Minnesota Law Enforcement Groups Are Suing Gov Walz And State
St Paul (KROC AM News) - The largest law enforcement organizations in Minnesota are suing the state in a lawsuit that challenges the constitutionality of an amended law dealing with the use of deadly force.
The group says the state legislature amended the statutes that describe the acceptable uses of force for police officers. The changes came last summer after the death of George Floyd.
According to a press release, one statute that was amended establishes an affirmative defense for a criminal charge related to the use of force by a police officer, establishing the parameters for the right to use deadly force in protection of the officer or others.
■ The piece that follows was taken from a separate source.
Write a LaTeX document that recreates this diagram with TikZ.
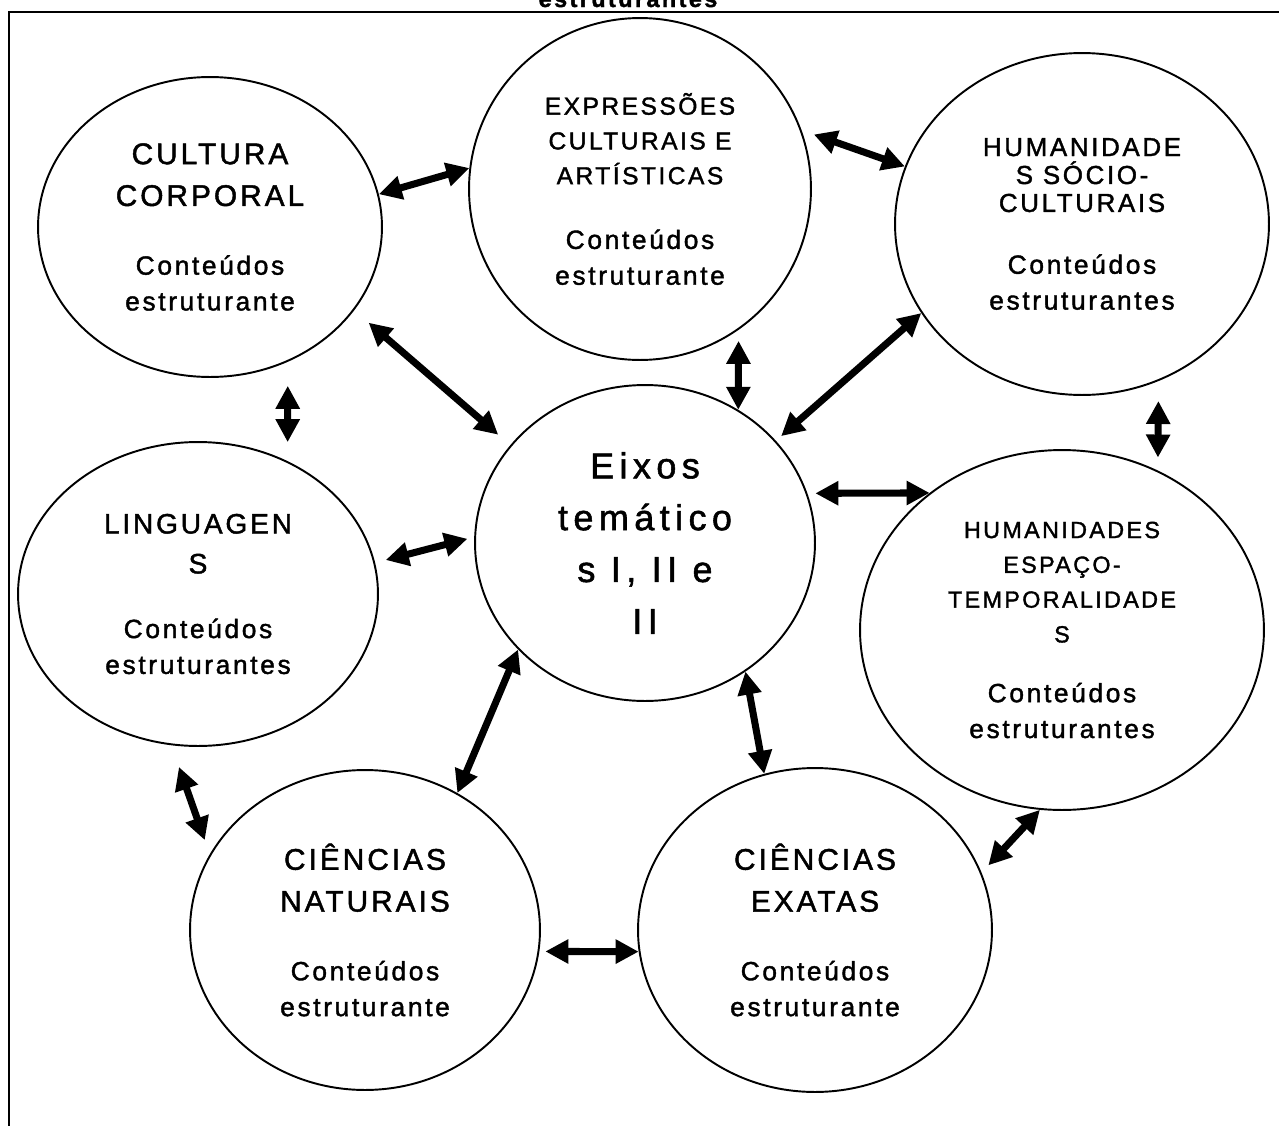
\documentclass[tikz,border=0pt]{standalone}
\usepackage{fontspec}
\setmainfont{Liberation Sans}[LetterSpace=10, FakeBold=1.5]
\def\corpo{\fontsize{15}{20.4}\selectfont}
\def\titA{\fontsize{17}{20}\selectfont}
\def\titB{\fontsize{14}{17}\selectfont}
\def\titC{\fontsize{14.8}{17}\selectfont}
\def\titD{\fontsize{16}{19}\selectfont}
\def\titE{\fontsize{13.3}{16}\selectfont}
\usepackage{tikz}
\usetikzlibrary{shapes,arrows.meta,positioning,calc}

\tikzset{
    eixo/.style={draw, ellipse, line width=1.1pt, inner sep=0pt, align=center, font=\corpo},
    seta/.style={line width=4pt, {Triangle[length=4.6mm,width=4.6mm]}-{Triangle[length=4.6mm,width=4.6mm]}}
}

\begin{document}
\begin{tikzpicture}[x=0.02cm, y=-0.02cm]
    \useasboundingbox (0,0) rectangle (1279,1126);
    \draw[line width=1.4pt] (9,1126) -- (9,12) -- (1279,12);
    \node[anchor=base, font=\bfseries\fontsize{13.4}{16}\selectfont] (titulo) at (628,7) {estruturantes};

    % os eixos
    \node[eixo, minimum width=6.88cm, minimum height=6cm] (CC) at (210,227)
        {{\titA CULTURA}\\[3.4pt]{\titA CORPORAL}\\[18.7pt]Conteúdos\\estruturante};
    \node[eixo, minimum width=6.84cm, minimum height=6.84cm] (EX) at (640,189)
        {{\titB EXPRESSÕES}\\[-0.6pt]{\titB CULTURAIS E}\\[-0.6pt]{\titB ARTÍSTICAS}\\[16.4pt]Conteúdos\\estruturante};
    \node[eixo, minimum width=7.48cm, minimum height=6.84cm] (HS) at (1082,224)
        {{\titC HUMANIDADE}\\[-4.5pt]{\titC S SÓCIO-}\\[-4.5pt]{\titC CULTURAIS}\\[14.8pt]Conteúdos\\estruturantes};
    \node[eixo, minimum width=7.2cm, minimum height=6.08cm] (LG) at (198,594)
        {{\titD LINGUAGEN}\\[2.3pt]{\titD S}\\[16.4pt]Conteúdos\\estruturantes};
    \node[eixo, minimum width=6.8cm, minimum height=6.32cm,
        font=\fontsize{20.5}{29.5}\selectfont\addfontfeature{LetterSpace=15}] (EI) at (645,543)
        {Eixos\\temático\\s I, II e\\II};
    \node[eixo, minimum width=8.08cm, minimum height=7.2cm] (HE) at (1062,630)
        {{\titE HUMANIDADES}\\[-0.6pt]{\titE ESPAÇO-}\\[-0.6pt]{\titE TEMPORALIDADE}\\[-0.6pt]{\titE S}\\[13.6pt]Conteúdos\\estruturantes};
    \node[eixo, minimum width=7cm, minimum height=6.4cm] (CN) at (365,930)
        {{\titA CIÊNCIAS}\\[3.4pt]{\titA NATURAIS}\\[18.7pt]Conteúdos\\estruturante};
    \node[eixo, minimum width=7.08cm, minimum height=6.48cm] (CE) at (815,930)
        {{\titA CIÊNCIAS}\\[3.4pt]{\titA EXATAS}\\[18.7pt]Conteúdos\\estruturante};

    % setas
    \draw[seta] (CC.11) -- (EX.173);
    \draw[seta, shorten <=0.26cm] (EX.20) -- (HS.162);
    \draw[seta, shorten <=0.38cm, shorten >=0.32cm] (CC.-30) -- (EI.144);
    \draw[seta, shorten <=0.22cm] (EX.-55) -- (EI.55);
    \draw[seta, shorten >=0.14cm] (HS.-151) -- (EI.38);
    \draw[seta, shorten <=0.48cm, shorten >=0.38cm] (CC.-60) -- (LG.56);
    \draw[seta, shorten <=0.4cm, shorten >=0.26cm] (HS.-64) -- (HE.59);
    \draw[seta, shorten <=0.16cm] (EI.17) -- (HE.134);
    \draw[seta, shorten <=0.22cm, shorten >=0.14cm] (LG.10) -- (EI.178);
    \draw[seta] (EI.-140) -- (CN.56);
    \draw[seta] (EI.-52) -- (CE.108);
    \draw[seta, shorten <=0.46cm, shorten >=0.3cm] (LG.-100) -- (CN.154);
    \draw[seta, shorten >=0.2cm] (HE.-97) -- (CE.19);
    \draw[seta, shorten <=0.12cm] (CN.-7) -- (CE.-173);
\end{tikzpicture}
\end{document}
The lawsuit is “challenging the new language to ensure peace officers have a sound law that they can rely on for guidance in deadly force situations and the public has a strong statute that will hold officers accountable when warranted.”
The organizations say “the lack of the new law’s clarity has already resulted in refusal by some police chiefs and sheriffs in neighboring states to provide assistance to other local law enforcement agencies in Minnesota.”
The organizations “had pushed the 2021 Minnesota State Legislature for a delay in implementation of the new statute” to allow more time to train their officers. When the request was not acted on, the groups decided to pursue legal action.
The lawsuit was filed by the Minnesota Police and Peace Officers Association,the Minnesota Sheriffs’ Association, the Minnesota Chiefs of Police Association, and Law Enforcement Labor Services.
Minnesota Police and Peace Officers Association Executive Director Brian Peters said, “The process that led to last year’s law change was rushed under unprecedented circumstances. This law should have been fixed, but since the legislative session has now concluded, it is necessary to turn to the legal system.”
“This law is not only unconstitutional - but impractical in terms of training resources and a rushed timeline,” said Law Enforcement Labor Services Executive Director Jim Mortenson. “When it comes to laws regarding the use of deadly force, it is imperative that we get it right.”
According to Minnesota Chiefs of Police Association Executive Director Jeff Potts, “The use of deadly force is one of the most critical aspects of a police officer’s duties. Minnesota’s police chiefs are committed to training officers to the highest standards possible. The law must be constitutional in order to ensure a transparent process and a just outcome for everyone involved in these types of cases.”